Never one to rush an album, singer/songwriter Hayes Carll was good for a new release every three years following his 2002 debut, Flowers & Liquor. Carll could have been excused for rushing the follow up to KMAG YOYO & Other American Stories — his 2011 album that served as a critical benchmark and only release to chart — yet he chose to extend rather than shorten the waiting period by two years. Sidelined by events such as a divorce, a new love and simply taking time off to reassess life itself, the jocular musical descendant of Texans Townes Van Zandt, Jerry Jeff Walker and Guy Clark, Carll returns a bit wiser and in a pensive mood on Lovers and Leavers.

Going from clown prince of the roadhouse responsible for such songs as “Naked Checkers”, “Little Rock”, “She Left Me for Jesus” and “Stomp and Holler” to front porch bard requires wisdom and guts. The man who once covered Tom Waits’ “I Don’t Wanna Grow Up” has done just that. Already deemed a poet by Rodney Crowell, the first hint of Carll’s newfound profundity is “Drive”, the nimble acoustic opener that invokes Robert Frost and his “promises to keep”. While the circumstances that marked the last half-decade could have provided fertile song fodder, Carll chose instead to leave such country tropes unturned. With a deft artistic touch, the affecting “The Love That We Need” and its domestic tranquility flips tradition, detailing matrimonial rituals that over time have become rote actions devoid of sincerity: “We go out walking / But we don’t talk much / We lie down together / But our hearts never touch.” A counterpoint to those jaded by age, “The Magic Kid” who has “Never stopped the show / For fear or doubt / Like the rest of us did” serves as a moment of clarity, with Carll’s fearless son a reminder of innocence and freedom lost along the way.

Perhaps addressing criticism of his co-opting “Subterranean Homesick Blues” for the title track of KMAG YOYO, Carll bluntly states in press notes of Lovers and Leavers that “it’s not my Blood on the Tracks“, Dylan’s famed breakup record. While such an inward turn five albums into a career could easily prove mawkish, those involved with co-writing the ten songs on Lovers and Leavers — including Jim Lauderdale (“Drive”), Will Hoge (“Good While It Lasted”), Scott Nolan (“You Leave Alone”), Ruston Kelly (“Love Is So Easy”) and J.D. Souther (“Jealous Moon”) — keep Carll between the lines.

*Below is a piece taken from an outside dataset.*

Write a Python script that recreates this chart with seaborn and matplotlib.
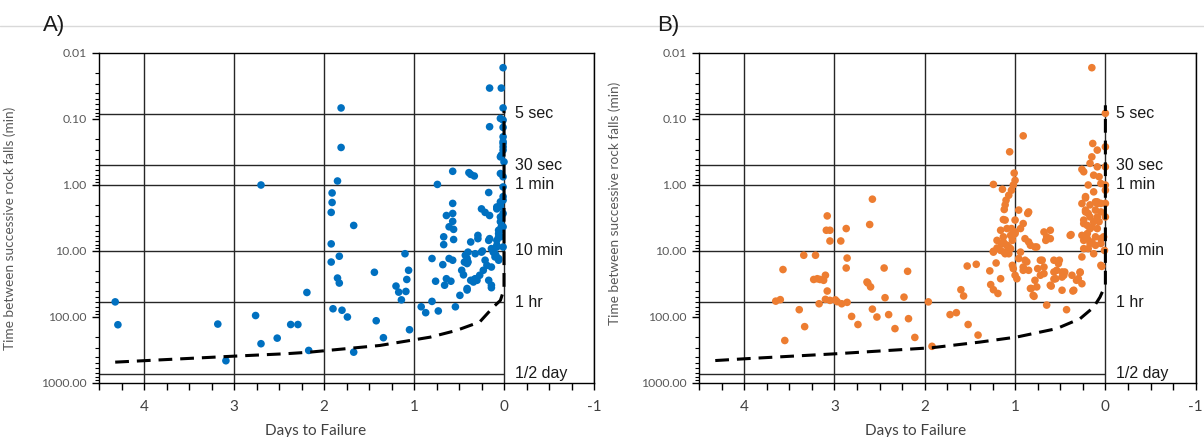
import matplotlib
matplotlib.use("Agg")
import matplotlib.pyplot as plt
import numpy as np
import pandas as pd
import seaborn as sns
from matplotlib.lines import Line2D
from matplotlib.ticker import FixedLocator, LogLocator, NullFormatter

# ---------------------------------------------------------------- data
# Panel A: rock-fall intervals (days to failure, minutes between falls)
a_days = [
    4.32, 4.29, 3.18, 3.09, 2.76, 2.70, 2.52, 2.37, 2.29, 2.70, 2.19, 2.17,
    1.81, 1.81, 1.85, 1.91, 1.91, 1.92, 1.67, 1.92, 1.83, 1.92, 1.85, 1.83,
    1.90, 1.80, 1.74, 1.67, 1.42, 1.34, 1.44, 1.10, 1.06, 1.08, 1.20, 1.17,
    1.09, 1.14, 1.05, 0.57, 0.64, 0.57, 0.57, 0.61, 0.56, 0.67, 0.56, 0.67,
    0.80, 0.68, 0.61, 0.57, 0.64, 0.66, 0.59, 0.76, 0.92, 0.87, 0.80, 0.73,
    0.54, 0.49, 0.41, 0.45, 0.47, 0.44, 0.41, 0.40, 0.43, 0.40, 0.37, 0.29,
    0.29, 0.25, 0.17, 0.16, 0.21, 0.19, 0.23, 0.27, 0.30, 0.34, 0.37, 0.17,
    0.14, 0.41, 0.32, 0.14, 0.10, 0.06, 0.08, 0.04, 0.06, 0.25, 0.21, 0.16,
    0.08, 0.04, 0.03, 0.03, 0.32, 0.01, 0.16, 0.03, 0.01, 0.04, 0.01, 0.16,
    0.01, 0.01, 0.03, 0.00, 0.57, 0.39, 0.37, 0.33, 0.04, 0.74, 0.01, 0.17,
    0.04, 0.01, 0.01, 0.01, 0.01, 0.04, 0.01, 0.08, 0.04, 0.01, 0.04, 0.06,
    0.08, 0.06, 0.12, 0.09, 0.06, 0.14, 0.14, 0.24, 0.41, 0.33, 0.01, 0.01,
    0.04, 0.01, 0.04, 0.01, 0.08, 0.10,
]
a_minutes = [
    59, 131, 128, 460, 95, 254, 209, 130, 130, 1.0, 42.5, 321,
    0.068, 0.27, 0.87, 1.32, 1.84, 2.6, 4.1, 7.8, 12, 14.7, 25.7, 30.6,
    75, 79, 100, 341, 114, 206, 21, 11, 19.6, 27, 34, 42,
    41, 55, 156, 1.9, 2.9, 2.7, 3.55, 4.3, 4.7, 6.1, 6.7, 8.0,
    13.0, 16.1, 13, 13.8, 26.3, 33, 28.7, 28.7, 70, 86, 58, 81,
    70, 47, 39, 23, 19.6, 14.7, 13, 14.7, 11.6, 10.4, 7.3, 5.8,
    6.5, 10.4, 6.9, 6.5, 13.8, 16.5, 19.6, 23.3, 27.8, 29.5, 27.8, 27.8,
    33, 15.5, 11, 9.2, 11, 13, 8.2, 4.9, 6.1, 2.3, 2.6, 2.9,
    2.3, 2.15, 4.3, 3.05, 26.3, 0.0167, 0.034, 0.034, 0.068, 0.098, 0.104, 0.131,
    0.22, 0.264, 0.353, 0.446, 0.62, 0.65, 0.69, 0.73, 0.67, 0.98, 1.07, 1.3,
    1.8, 0.134, 0.186, 0.235, 0.296, 0.375, 0.75, 2.15, 2.0, 2.7, 3.6, 5.45,
    6.9, 4.85, 10.4, 11.6, 13.8, 17.5, 36, 10.0, 37, 27, 1.5, 1.7,
    3.05, 4.3, 6.1, 8.7, 8.7, 12.3,
]

# Panel B: rock-fall intervals (days to failure, minutes between falls)
b_days = [
    2.58, 3.08, 3.09, 3.05, 2.87, 2.61, 3.05, 2.93, 3.34, 3.21, 2.86, 3.57,
    2.87, 2.45, 3.23, 3.19, 3.16, 3.12, 3.10, 3.08, 2.64, 2.63, 2.60, 3.65,
    3.60, 3.10, 3.05, 2.99, 2.97, 2.92, 2.86, 3.17, 2.44, 3.39, 2.58, 2.81,
    2.40, 2.53, 2.74, 3.33, 2.33, 3.55, 2.19, 2.23, 1.96, 2.18, 2.11, 1.92,
    1.72, 1.65, 1.52, 1.41, 1.60, 1.57, 1.53, 1.43, 1.28, 1.21, 1.16, 1.27,
    1.24, 1.19, 1.24, 1.20, 1.06, 1.24, 1.14, 1.04, 1.02, 1.00, 1.01, 1.10,
    1.11, 1.12, 1.07, 1.13, 1.04, 1.00, 1.13, 1.09, 1.12, 1.07, 1.03, 1.00,
    1.03, 0.98, 0.15, 0.00, 0.91, 0.14, 0.09, 0.00, 0.15, 0.17, 0.26, 0.24,
    0.09, 0.00, 0.13, 0.07, 0.05, 0.19, 0.13, 0.00, 0.22, 0.09, 1.11, 1.09,
    1.05, 1.00, 1.03, 1.13, 1.07, 1.11, 0.96, 0.85, 0.91, 0.94, 0.89, 0.83,
    0.78, 0.94, 0.96, 0.89, 0.91, 0.85, 1.00, 1.02, 0.72, 0.68, 0.72, 0.78,
    0.83, 0.80, 0.68, 0.65, 0.61, 0.61, 0.66, 0.57, 0.52, 0.48, 0.57, 0.55,
    0.61, 0.48, 0.46, 0.37, 0.35, 0.28, 0.30, 0.39, 0.65, 0.43, 0.26, 0.22,
    0.19, 0.24, 0.20, 0.17, 0.13, 0.09, 0.05, 0.26, 0.20, 0.15, 0.19, 0.11,
    0.05, 0.24, 0.13, 0.05, 0.17, 0.11, 0.05, 0.00, 0.00, 0.00, 0.02, 0.01,
    0.04, 0.22, 0.09, 0.11, 0.22, 0.17, 0.07, 0.24, 0.15, 0.09, 0.20, 0.11,
    0.24, 0.17, 0.05, 0.26, 0.38, 0.76, 0.85, 0.86, 0.91, 0.87, 0.75, 0.70,
    0.68, 0.76, 0.82, 0.79, 0.60, 0.57, 0.54, 0.51, 0.48, 0.45, 0.36, 0.28,
    0.32, 0.26, 1.16, 1.13, 1.20, 1.15, 1.09, 1.05, 1.16, 1.24,
]
b_minutes = [
    1.64, 2.94, 4.85, 4.85, 4.57, 3.97, 7.05, 7.05, 11.6, 11.6, 12.8, 19.1,
    18.1, 18.1, 27, 26.3, 27, 27.8, 23.3, 40.4, 29.5, 30.6, 35, 57.5,
    54.6, 54, 56, 55, 58.6, 63, 60, 63, 51, 77.5, 76, 98,
    92, 100, 130, 140, 150, 227, 20.3, 50, 59, 106, 204, 278,
    92, 86, 130, 188, 38.6, 48, 16.9, 15.9, 20, 15.2, 26.3, 32.3,
    38.6, 44, 10.1, 9.0, 0.314, 0.98, 1.16, 1.2, 1.0, 0.85, 0.66, 1.7,
    2.0, 2.35, 1.43, 3.34, 4.57, 3.4, 7.3, 8.2, 10.4, 11, 6.1, 5.45,
    16.5, 26.3, 0.0167, 0.082, 0.18, 0.235, 0.296, 0.264, 0.375, 0.47, 0.58, 0.63,
    0.53, 0.53, 0.71, 0.75, 0.95, 1.0, 1.27, 1.2, 1.57, 1.8, 3.4, 4.57,
    5.8, 5.15, 6.9, 7.7, 8.7, 11, 2.4, 2.56, 3.84, 4.57, 6.5, 8.2,
    8.7, 10.4, 13, 13.8, 17.5, 19.6, 23.3, 18.5, 13.8, 17.5, 23.3, 27.8,
    37, 47, 5.15, 6.1, 4.85, 6.5, 6.9, 13.8, 15.5, 20.8, 20.8, 26.3,
    33, 39.3, 23.3, 23.3, 39.3, 20.8, 26.3, 5.8, 66, 77.5, 1.91, 2.4,
    2.7, 3.4, 4.1, 4.6, 3.6, 3.05, 2.56, 5.8, 6.5, 7.3, 9.2, 8.2,
    6.5, 9.2, 11, 16.5, 2.0, 1.8, 1.9, 1.0, 1.9, 3.05, 6.1, 9.8,
    17.1, 1.5, 1.91, 2.4, 2.56, 3.05, 3.6, 3.84, 4.32, 4.57, 5.45, 6.1,
    6.9, 7.7, 7.7, 12.3, 5.65, 8.7, 7.3, 2.7, 19.6, 14.6, 18.5, 13.8,
    22, 35, 37, 48.6, 34, 26.6, 19.6, 13.8, 24.8, 20.8, 40.4, 21.2,
    27.8, 31.3, 4.85, 6.1, 6.9, 7.7, 8.2, 9.2, 9.8, 10.4,
]

# Dashed trend curves (days to failure, minutes)
a_curve_days = [4.32, 3.0, 2.42, 2.16, 1.38, 0.82, 0.53, 0.27, 0.12, 0.04, 0.0, 0.0]
a_curve_minutes = [483, 392, 360, 341, 270, 202, 160, 119, 71, 56, 38, 0.075]
b_curve_days = [4.32, 4.0, 2.99, 2.27, 1.92, 1.39, 0.98, 0.54, 0.28, 0.13, 0.06, 0.0, 0.0]
b_curve_minutes = [457, 430, 361, 313, 292, 240, 201, 150, 106, 71, 50, 33, 0.062]

# Reference intervals
ref_minutes = [5 / 60, 0.5, 1, 10, 60, 720]
ref_labels = ["5 sec", "30 sec", "1 min", "10 min", "1 hr", "1/2 day"]

x_ticks = [4, 3, 2, 1, 0, -1]
x_tick_labels = ["4", "3", "2", "1", "0", "-1"]
y_ticks = [0.01, 0.1, 1, 10, 100, 1000]
y_tick_labels = ["0.01", "0.10", "1.00", "10.00", "100.00", "1000.00"]

blue = "#0070C0"
orange = "#ED7D31"

# ---------------------------------------------------------------- styling
sns.set_style("white")
plt.rcParams["font.family"] = ["Lato", "DejaVu Sans"]

W, H = 1204, 437
fig = plt.figure(figsize=(W / 100, H / 100), dpi=100)

# thin separator line across the top
fig.add_artist(Line2D([0, 1], [1 - 26 / H] * 2, color="#d9d9d9", lw=1.0, zorder=0))


def draw_panel(ax, days, minutes, color, c_days, c_min, ylabel_pos):
    frame = pd.DataFrame({"days": days, "minutes": minutes})
    ax.set_yscale("log")

    # reference interval lines, ending at failure time
    ax.hlines(ref_minutes, xmin=0, xmax=4.5, color="#262626", lw=1.0, zorder=1)
    for m, lab in zip(ref_minutes, ref_labels):
        ax.text(-0.12, m, lab, va="center", ha="left", fontsize=11.5,
                family="Liberation Sans", color="#1a1a1a", zorder=4)

    sns.scatterplot(data=frame, x="days", y="minutes", ax=ax, color=color,
                    s=30, edgecolor="none", linewidth=0, zorder=3, legend=False)

    curve = pd.DataFrame({"days": c_days, "minutes": c_min})
    sns.lineplot(data=curve, x="days", y="minutes", ax=ax, sort=False,
                 estimator=None, color="black", lw=2.2, zorder=5)
    ax.lines[-1].set_dashes([4.5, 2.6])

    ax.set_xlim(4.5, -1)
    ax.set_ylim(1000, 0.01)

    ax.xaxis.set_major_locator(FixedLocator(x_ticks))
    ax.set_xticklabels(x_tick_labels)
    ax.xaxis.set_minor_locator(FixedLocator(list(np.arange(4.5, -1.01, -0.25))))
    ax.xaxis.grid(True, which="major", color="#262626", lw=1.0)
    ax.yaxis.grid(False)
    ax.set_axisbelow(True)

    ax.yaxis.set_major_locator(FixedLocator(y_ticks))
    ax.set_yticklabels(y_tick_labels)
    ax.yaxis.set_minor_locator(LogLocator(base=10, subs=np.arange(2, 10)))
    ax.yaxis.set_minor_formatter(NullFormatter())

    ax.tick_params(axis="x", which="both", direction="out", length=5, width=1,
                   color="black", labelsize=11, labelcolor="#404040", pad=7,
                   bottom=True)
    ax.tick_params(axis="y", which="major", direction="out", length=5, width=1,
                   color="black", labelsize=8.8, labelcolor="#595959", pad=4,
                   left=True)
    ax.tick_params(axis="y", which="minor", direction="out", length=3, width=0.8,
                   color="black", left=True)

    for sp in ax.spines.values():
        sp.set_visible(True)
        sp.set_color("black")
        sp.set_linewidth(1.0)

    ax.set_xlabel("Days to Failure", fontsize=11, color="#404040")
    ax.xaxis.set_label_coords(0.437, -0.125)
    ax.set_ylabel("Time between successive rock falls (min)", fontsize=9.8,
                  color="#595959")
    ax.yaxis.set_label_coords(*ylabel_pos)


ax_a = fig.add_axes([99 / W, 1 - 383 / H, 495 / W, 330 / H])
ax_b = fig.add_axes([699 / W, 1 - 383 / H, 496.7 / W, 330 / H])

draw_panel(ax_a, a_days, a_minutes, blue, a_curve_days, a_curve_minutes, (-0.168, 0.47))
draw_panel(ax_b, b_days, b_minutes, orange, b_curve_days, b_curve_minutes, (-0.157, 0.545))

fig.text(43 / W, 1 - 31 / H, "A)", fontsize=16, family="Liberation Sans",
         va="baseline", ha="left", color="#1a1a1a")
fig.text(657 / W, 1 - 31 / H, "B)", fontsize=16, family="Liberation Sans",
         va="baseline", ha="left", color="#1a1a1a")

fig.savefig("out.png", dpi=100, facecolor="white")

Having lost a wife, Carll has gained a new love and musical partner in Allison Moorer, who, with Jack Ingram, has a writing credit on “The Love That We Need”. As if singing to Moorer on the forward-looking “Love Don’t Let Me Down”, Carll pleads, “I’m a good man, a loving man / Who just needs someone to hold / I can see it in your face / Your love can fill up this empty space / And the years up ahead don’t have to feel so damn alone.”

Stripped of any prior barroom antics, Joe Henry’s no-frills production keeps the focus on Carll’s urbane lyrics. An acoustic album, Henry sprinkles in percussion, piano and pedal steel sparingly, save for the Waitsian sendup “Sake of the Song” — one of three songs written with Darrell Scott — a brooding homage to craftsmanship that doubles as a pointed critique of style over substance. Personal and plain, Lovers and Leavers is music as catharsis well worth the wait, with Carll urging all to “Tell your truth however you choose / And do it all for the sake of the song.” Spoken like a true poet.